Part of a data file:
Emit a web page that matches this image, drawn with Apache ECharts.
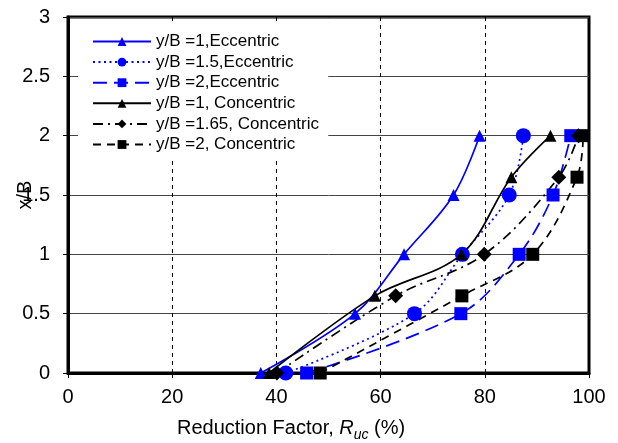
<!DOCTYPE html>
<html>
<head>
<meta charset="utf-8">
<script src="https://cdn.jsdelivr.net/npm/echarts@6/dist/echarts.min.js"></script>
<style>html,body{margin:0;padding:0;background:#fff}#c{width:618px;height:443px}</style>
</head>
<body>
<div id="c"></div>
<script>
const eccY = [0, 0.5, 1, 1.5, 2];
const ecc1X = [37, 55.1, 64.5, 74, 79];
const ecc15X = [41.8, 66.5, 75.7, 84.7, 87.4];
const ecc2X = [45.8, 75.4, 86.6, 93.1, 96.5];
const conY = [0, 0.65, 1, 1.65, 2];
const con1X = [38.6, 58.9, 75.5, 85.1, 92.6];
const con165X = [40.1, 62.9, 79.9, 94.2, 98];
const con2X = [48.4, 75.6, 89.2, 97.7, 98.9];
const xTicks = [0, 20, 40, 60, 80, 100];
const yTicks = [0, 0.5, 1, 1.5, 2, 2.5, 3];
const names = ['y/B =1,Eccentric', 'y/B =1.5,Eccentric', 'y/B =2,Eccentric',
  'y/B =1, Concentric', 'y/B =1.65, Concentric', 'y/B =2, Concentric'];

const pairs = (xs, ys) => xs.map((x, i) => [x, ys[i]]);
const FONT = 'Liberation Sans, Arial, sans-serif';

function mk(name, data, color, symbol, size, dash) {
  return {
    name, type: 'line', data, smooth: 0.35,
    symbol, symbolSize: size,
    itemStyle: { color },
    lineStyle: { color, width: 1.7, type: dash },
    emphasis: { disabled: true }, animation: false, z: 3
  };
}

const chart = echarts.init(document.getElementById('c'));
chart.setOption({
  animation: false,
  grid: { left: 68, right: 29, top: 17, bottom: 70, show: true, borderColor: '#000', borderWidth: 3,
    containLabel: false, outerBoundsMode: 'none' },
  legend: {
    orient: 'vertical', left: 78, top: 25,
    padding: [8, 9, 5, 14],
    backgroundColor: '#fff',
    itemWidth: 58, itemHeight: 11, itemGap: 3.6,
    textStyle: { fontFamily: FONT, fontSize: 17, color: '#000' },
    data: names, z: 2
  },
  xAxis: {
    type: 'value', min: 0, max: 100, interval: 20,
    axisLine: { show: true, lineStyle: { color: '#000', width: 3 } },
    axisTick: { show: true, inside: false, length: 5, lineStyle: { color: '#000' } },
    axisLabel: { margin: 14, fontFamily: FONT, fontSize: 20, color: '#000',
      formatter: v => xTicks.includes(v) ? String(v) : '' },
    splitLine: { show: true, lineStyle: { color: '#000', type: [4, 4], width: 1 } }
  },
  yAxis: {
    type: 'value', min: 0, max: 3, interval: 0.5,
    name: 'x/B', nameLocation: 'middle', nameGap: 33, nameRotate: 90, nameMoveOverlap: false,
    nameTextStyle: { fontFamily: FONT, fontSize: 20, color: '#000' },
    axisLine: { show: true, lineStyle: { color: '#000', width: 3 } },
    axisTick: { show: true, inside: false, length: 5, lineStyle: { color: '#000' } },
    axisLabel: { margin: 18, fontFamily: FONT, fontSize: 20, color: '#000',
      formatter: v => yTicks.includes(v) ? String(v) : '' },
    splitLine: { show: true, lineStyle: { color: '#444', width: 1 } }
  },
  graphic: [{
    type: 'text', left: 177, top: 418, z: 10,
    style: {
      text: '{a|Reduction Factor, }{r|R}{s|uc}{a| (%)}',
      rich: {
        a: { fontFamily: FONT, fontSize: 20, fill: '#000', verticalAlign: 'bottom' },
        r: { fontFamily: FONT, fontSize: 20, fontStyle: 'italic', fill: '#000', verticalAlign: 'bottom' },
        s: { fontFamily: FONT, fontSize: 14, fontStyle: 'italic', fill: '#000', verticalAlign: 'bottom', padding: [0, 0, -4, 0] }
      }
    }
  }],
  series: [
    mk(names[0], pairs(ecc1X, eccY), '#0000ff', 'triangle', 12, 'solid'),
    mk(names[1], pairs(ecc15X, eccY), '#0000ff', 'circle', 15, [2, 3.5]),
    mk(names[2], pairs(ecc2X, eccY), '#0000ff', 'rect', 13, [14, 7]),
    mk(names[3], pairs(con1X, conY), '#000000', 'triangle', 12, 'solid'),
    mk(names[4], pairs(con165X, conY), '#000000', 'diamond', 15, [10, 5, 2, 5]),
    mk(names[5], pairs(con2X, conY), '#000000', 'rect', 13, [8, 6])
  ]
});
</script>
</body>
</html>
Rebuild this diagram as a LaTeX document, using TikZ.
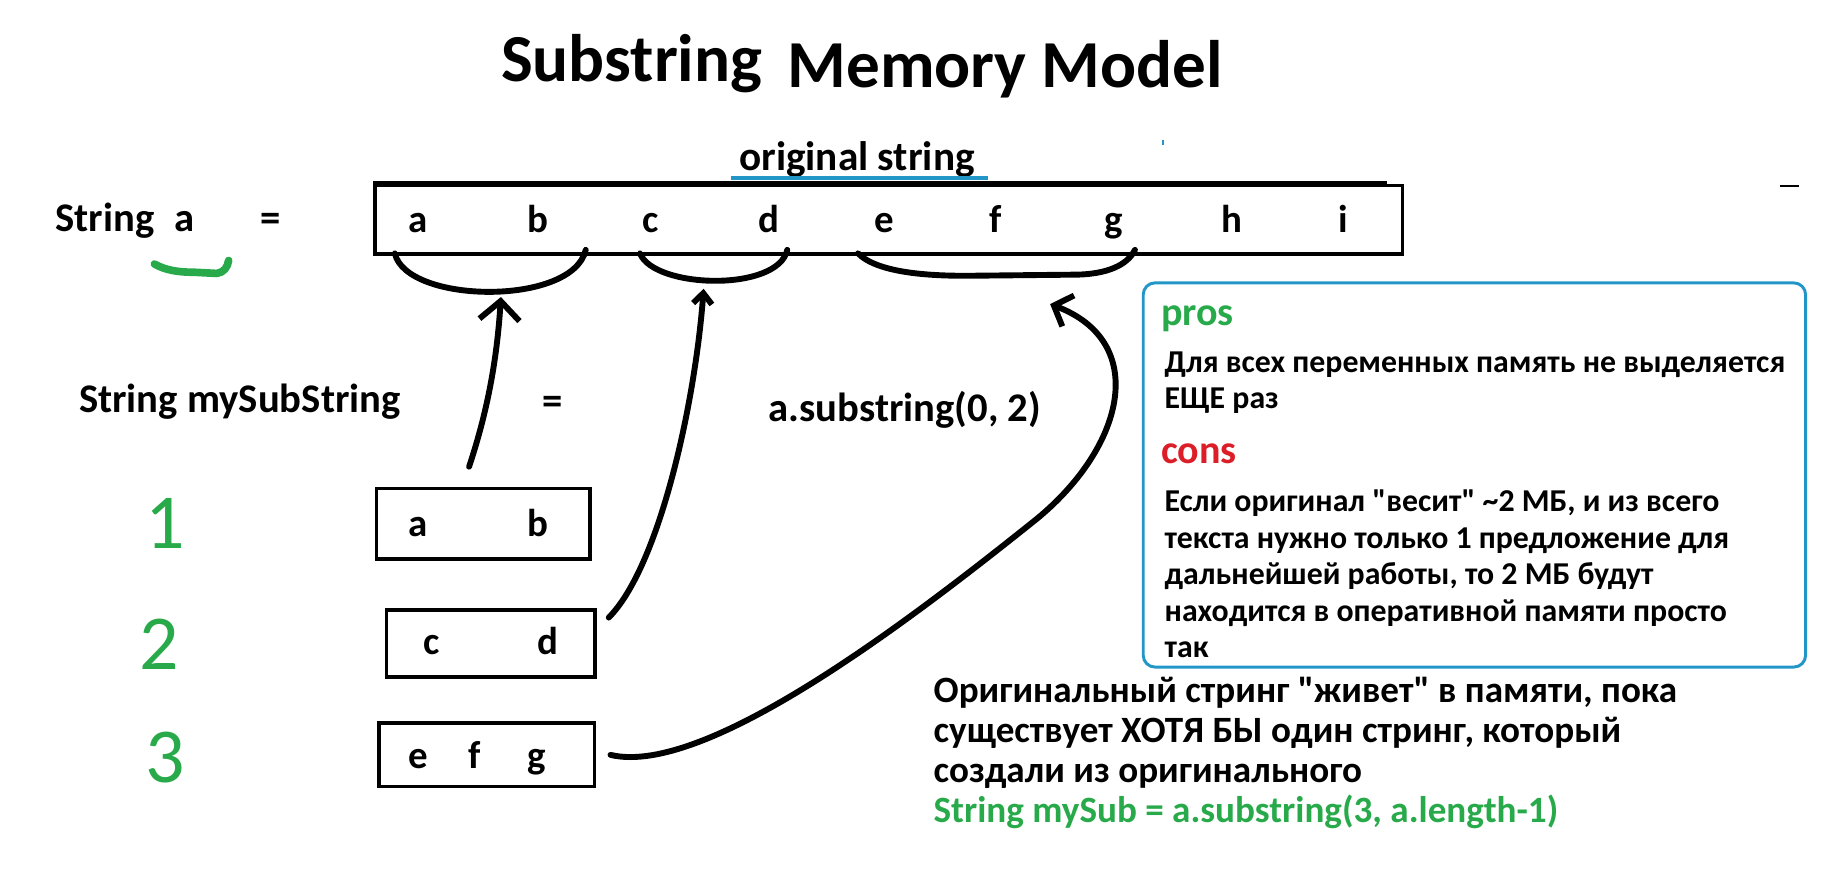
\documentclass[tikz,border=0pt]{standalone}
\usepackage{fontspec}
\setmainfont{Carlito}
\usetikzlibrary{arrows.meta,calc}
\definecolor{markgreen}{RGB}{40,170,75}
\definecolor{markblue}{RGB}{35,150,200}
\definecolor{markred}{RGB}{220,30,40}
\newcommand{\tightlines}{\lineskiplimit=-40pt\relax}

\begin{document}
\begin{tikzpicture}[
    x=1pt, y=-1pt,
    label/.style={font=\fontsize{34.5}{38}\selectfont\bfseries, inner sep=0pt, anchor=base west},
    chr/.style={font=\fontsize{33}{38}\selectfont\bfseries, inner sep=0pt, anchor=base},
    cell/.style={draw, line width=3pt, inner sep=0pt},
    hand/.style={line width=5pt, line cap=round, line join=round},
    bigtip/.style={-{Straight Barb[length=16pt,width=34pt]}},
    smalltip/.style={-{Straight Barb[length=9pt,width=16pt]}},
    hooktip/.style={-{Straight Barb[length=13pt,width=28pt]}},
    info/.style={font=\fontsize{27}{30}\selectfont\bfseries, inner sep=0pt, anchor=base west},
    head/.style={font=\fontsize{34}{36}\selectfont\bfseries, inner sep=0pt, anchor=base west},
    note/.style={font=\fontsize{31.5}{34}\selectfont\bfseries\tightlines, align=left, inner sep=0pt, anchor=north west},
    digit/.style={font=\fontsize{66}{70}\selectfont, text=markgreen, inner sep=0pt, anchor=base}
]
\useasboundingbox (0,0) rectangle (1568,737);

% Title
\node[font=\fontsize{57}{60}\selectfont\bfseries, inner sep=0pt, anchor=base west] (title1) at (425,69) {Substring};
\node[font=\fontsize{57}{60}\selectfont\bfseries, inner sep=0pt, anchor=base west] (title2) at (668,74) {Memory Model};

% Original string
\node[label, font=\fontsize{35}{38}\selectfont\bfseries] (origlbl) at (627,145) {original string};
\draw[markblue, line width=3pt] (620,151) -- (838,151);
\draw[markblue, line width=1.5pt] (987,119) -- (987,123);
\draw[line width=1.5pt] (1510,158) -- (1526,158);

\node[label] (stra) at (47,196) {String\hspace{0.5em}a};
\node[label] (eqa) at (221,196) {=};
\draw[markgreen, hand, line width=6.5pt] (131,224) .. controls (140,229) and (150,231) .. (165,231)
    -- (184,232) .. controls (190,231) and (193,227) .. (194,221);

\node[cell, minimum width=872pt, minimum height=58pt] (orig) at (754,186.5) {};
\draw[line width=4.5pt] (orig.north west) -- ([xshift=-15pt]orig.north east);
\foreach \l/\x in {a/355, b/456, c/552, d/652, e/750, f/845, g/945, h/1045, i/1140}
    \node[chr] (o-\l) at (\x,197) {\l};

% Braces under the original string
\draw[hand] (335,215) .. controls (345,258) and (486,260) .. (497,212);
\draw[hand] (543,215) .. controls (555,245) and (660,248) .. (668,212);
\draw[hand] (728,215) .. controls (745,232) and (790,234) .. (820,234)
    -- (915,233) .. controls (945,232) and (958,222) .. (963,212);
\coordinate (br1) at (425,252);
\coordinate (br2) at (597,245);
\coordinate (br3) at (891,258);

% Assignment line
\node[label] (sub) at (67,350) {String mySubString};
\node[label] (eqs) at (460,352) {=};
\node[label] (call) at (652,358) {a.substring(0, 2)};

% Substrings
\node[digit] (n1) at (140,465) {1};
\node[digit] (n2) at (135,568) {2};
\node[digit] (n3) at (140,664) {3};

\node[cell, minimum width=181pt, minimum height=60pt] (box1) at (410,444.5) {};
\node[chr] (s1a) at (355,455) {a};
\node[chr] (s1b) at (456,455) {b};
\node[cell, minimum width=177pt, minimum height=57pt] (box2) at (416.5,546) {};
\node[chr] (s2c) at (366,555) {c};
\node[chr] (s2d) at (465,555) {d};
\node[cell, minimum width=183pt, minimum height=54pt] (box3) at (413,640.5) {};
\node[chr] (s3e) at (355,652) {e};
\node[chr] (s3f) at (403,652) {f};
\node[chr] (s3g) at (455,652) {g};

% Pointers back into the original
\draw[hand, bigtip] ($(box1.north)+(-12,-17)$) .. controls (415,345) and (422,300) .. (br1);
\draw[hand, smalltip] ($(box2.north east)+(10,8)$) .. controls (560,480) and (590,340) .. (br2);
\draw[hand, hooktip] ($(box3.east)+(12,0)$) .. controls (600,660) and (780,520) .. (880,440)
    .. controls (955,378) and (975,290) .. (br3);

% Pros and cons
\node[draw=markblue, line width=2.5pt, rounded corners=10pt, minimum width=562pt, minimum height=326pt] (panel) at (1251,403) {};
\node[head, text=markgreen] (pros) at (985,276) {pros};
\node[info] (pros-1) at (988,316) {Для всех переменных память не выделяется};
\node[info] (pros-2) at (988,347) {ЕЩЕ раз};
\node[head, text=markred] (cons) at (985,393) {cons};
\foreach \txt [count=\k] in {{Если оригинал \textquotedbl весит\textquotedbl{} \textasciitilde 2 МБ, и из всего},
    {текста нужно только 1 предложение для}, {дальнейшей работы, то 2 МБ будут},
    {находится в оперативной памяти просто}, {так}}
    \node[info] (cons-\k) at (988,{434+31*(\k-1)}) {\txt};

% Lifetime note
\node[note] (life) at (792,574) {Оригинальный стринг \textquotedbl живет\textquotedbl{} в памяти, пока\\
    существует ХОТЯ БЫ один стринг, который\\
    создали из оригинального\\
    \textcolor{markgreen}{String mySub = a.substring(3, a.length-1)}};
\end{tikzpicture}
\end{document}
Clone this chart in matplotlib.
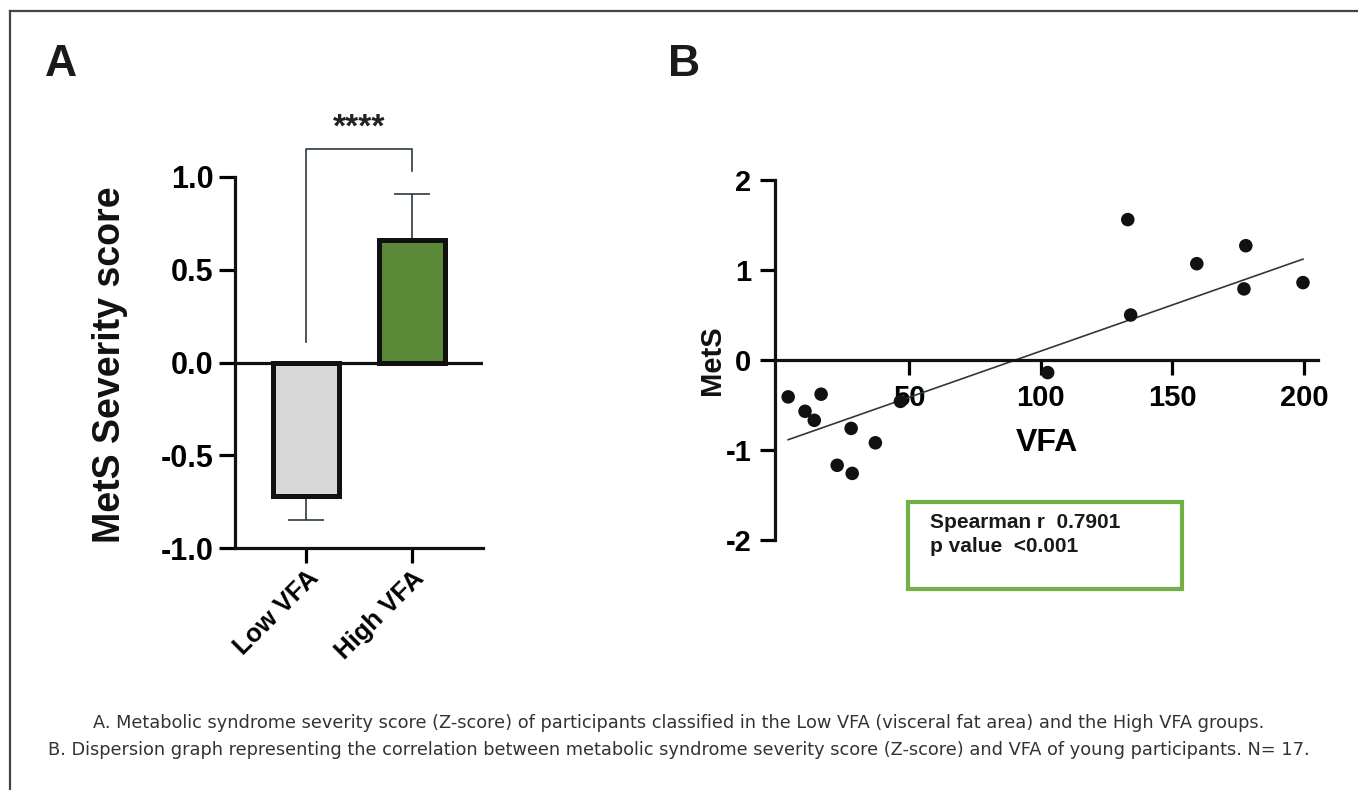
import numpy as np
import matplotlib

matplotlib.use("Agg")
import matplotlib.pyplot as plt
from matplotlib.lines import Line2D
from matplotlib.patches import Rectangle

# panel A: MetS severity score by VFA group (mean, one-sided SEM)
groups = ["Low VFA", "High VFA"]
group_means = [-0.72, 0.66]
group_err_low = [0.13, 0.0]
group_err_high = [0.0, 0.25]
bar_colors = ["#D8D8D8", "#5A8A38"]
signif_text = "****"
bracket_left_y = 0.11
bracket_top_y = 1.15
bracket_right_y = 1.03

# panel B: MetS vs VFA scatter
vfa = [4.2, 10.6, 14.1, 16.7, 22.8, 28.1, 28.5, 37.3, 46.8,
       102.7, 133.1, 134.2, 159.3, 177.2, 177.9, 199.6]
mets = [-0.41, -0.57, -0.67, -0.38, -1.17, -0.76, -1.26, -0.92, -0.46,
        -0.14, 1.56, 0.50, 1.07, 0.79, 1.27, 0.86]
fit_slope = 0.01027
fit_intercept = -0.929
stats_lines = ["Spearman r  0.7901", "p value  <0.001"]

caption = [
    "A. Metabolic syndrome severity score (Z-score) of participants classified in the Low VFA (visceral fat area) and the High VFA groups.",
    "B. Dispersion graph representing the correlation between metabolic syndrome severity score (Z-score) and VFA of young participants. N= 17.",
]

W, H = 1358, 790
BOLD = "Liberation Sans"
INK = "#111111"
THIN = "#2b3a40"

plt.rcParams["font.family"] = [BOLD, "DejaVu Sans"]
plt.rcParams["axes.unicode_minus"] = False

fig = plt.figure(figsize=(W / 100, H / 100), dpi=100)
fig.patch.set_facecolor("white")


def fx(px):
    return px / W


def fy(py):
    return 1 - py / H


# outer frame (top and left only)
fig.add_artist(Line2D([fx(10), 1.0], [fy(10.5), fy(10.5)], color="#444444", lw=1.6))
fig.add_artist(Line2D([fx(10), fx(10)], [fy(10.5), 0.0], color="#444444", lw=1.6))

# ---------------- panel A ----------------
axA = fig.add_axes([fx(235), fy(548), fx(483) - fx(235), fy(177) - fy(548)])
x = np.arange(len(groups))
axA.errorbar(x, group_means, yerr=[group_err_low, group_err_high], fmt="none",
             ecolor=THIN, elinewidth=1.2, capsize=13, capthick=1.2, zorder=1)
axA.bar(x, group_means, width=0.63, color=bar_colors, edgecolor=INK,
        linewidth=3.6, zorder=2)
axA.axhline(0, color=INK, lw=2.3, zorder=3)
axA.set_xlim(-0.67, 1.67)
axA.set_ylim(-1.0, 1.0)
for s in ["top", "right"]:
    axA.spines[s].set_visible(False)
for s in ["left", "bottom"]:
    axA.spines[s].set_linewidth(2.3)
    axA.spines[s].set_color(INK)
axA.set_yticks([-1.0, -0.5, 0.0, 0.5, 1.0])
axA.set_yticklabels(["-1.0", "-0.5", "0.0", "0.5", "1.0"])
axA.set_xticks(x)
axA.set_xticklabels(groups, rotation=45, ha="right", va="top",
                    rotation_mode="anchor")
axA.tick_params(axis="y", length=11.5, width=2.3, pad=4, labelsize=22)
axA.tick_params(axis="x", length=11, width=2.3, pad=2, labelsize=18.5)
for lab in axA.get_xticklabels() + axA.get_yticklabels():
    lab.set_fontweight("bold")

# significance bracket
axA.plot([0, 0, 1, 1], [bracket_left_y, bracket_top_y, bracket_top_y, bracket_right_y],
         color=THIN, lw=1.2, clip_on=False, zorder=1)
axA.text(0.5, bracket_top_y + 0.03, signif_text, ha="center", va="bottom",
         fontsize=24, fontweight="bold", color="#222222", clip_on=False)

fig.text(fx(110), fy(365), "MetS Severity score", rotation=90, ha="center",
         va="center", fontsize=27, fontweight="bold", color=INK)
fig.text(fx(61), fy(65), "A", ha="center", va="center", fontsize=32,
         fontweight="bold", color="#1a1a1a")

# ---------------- panel B ----------------
axB = fig.add_axes([fx(775), fy(540), fx(1318) - fx(775), fy(180) - fy(540)])
axB.scatter(vfa, mets, s=95, color=INK, edgecolors="none", zorder=3)
xs = np.array([min(vfa), max(vfa)])
axB.plot(xs, fit_slope * xs + fit_intercept, color=THIN, lw=1.2, zorder=2)
axB.set_xlim(-0.8, 205.3)
axB.set_ylim(-2, 2)
for s in ["top", "right"]:
    axB.spines[s].set_visible(False)
axB.spines["bottom"].set_position(("data", 0))
for s in ["left", "bottom"]:
    axB.spines[s].set_linewidth(2.3)
    axB.spines[s].set_color(INK)
axB.set_xticks([50, 100, 150, 200])
axB.set_yticks([-2, -1, 0, 1, 2])
axB.tick_params(axis="both", length=11, width=2.3, labelsize=21, pad=6)
for lab in axB.get_xticklabels() + axB.get_yticklabels():
    lab.set_fontweight("bold")
axB.set_xlabel("VFA", fontsize=23, fontweight="bold", labelpad=12)

fig.text(fx(712), fy(360), "MetS", rotation=90, ha="center", va="center",
         fontsize=21, fontweight="bold", color=INK)
fig.text(fx(684), fy(65), "B", ha="center", va="center", fontsize=32,
         fontweight="bold", color="#1a1a1a")

# stats box
fig.add_artist(Rectangle((fx(908), fy(589)), fx(1182) - fx(908), fy(502) - fy(589),
                         transform=fig.transFigure, facecolor="white",
                         edgecolor="#72B046", lw=3.0))
fig.text(fx(930), fy(523), stats_lines[0], ha="left", va="center",
         fontsize=15, fontweight="bold", color="#1a1a1a")
fig.text(fx(930), fy(546), stats_lines[1], ha="left", va="center",
         fontsize=15, fontweight="bold", color="#1a1a1a")

# caption
fig.text(0.5, fy(723), caption[0], ha="center", va="center", fontsize=12.8,
         family="DejaVu Sans", color="#333333")
fig.text(0.5, fy(750), caption[1], ha="center", va="center", fontsize=12.8,
         family="DejaVu Sans", color="#333333")

fig.savefig("out.png", dpi=100, facecolor="white")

= Written instruction =
Which lines of the data above contain "matplotlib"? Copy each one.

= Response below =
Clone this chart in matplotlib.
import matplotlib
matplotlib.use("Agg")
import matplotlib.pyplot as plt
from matplotlib.lines import Line2D
from matplotlib.patches import Rectangle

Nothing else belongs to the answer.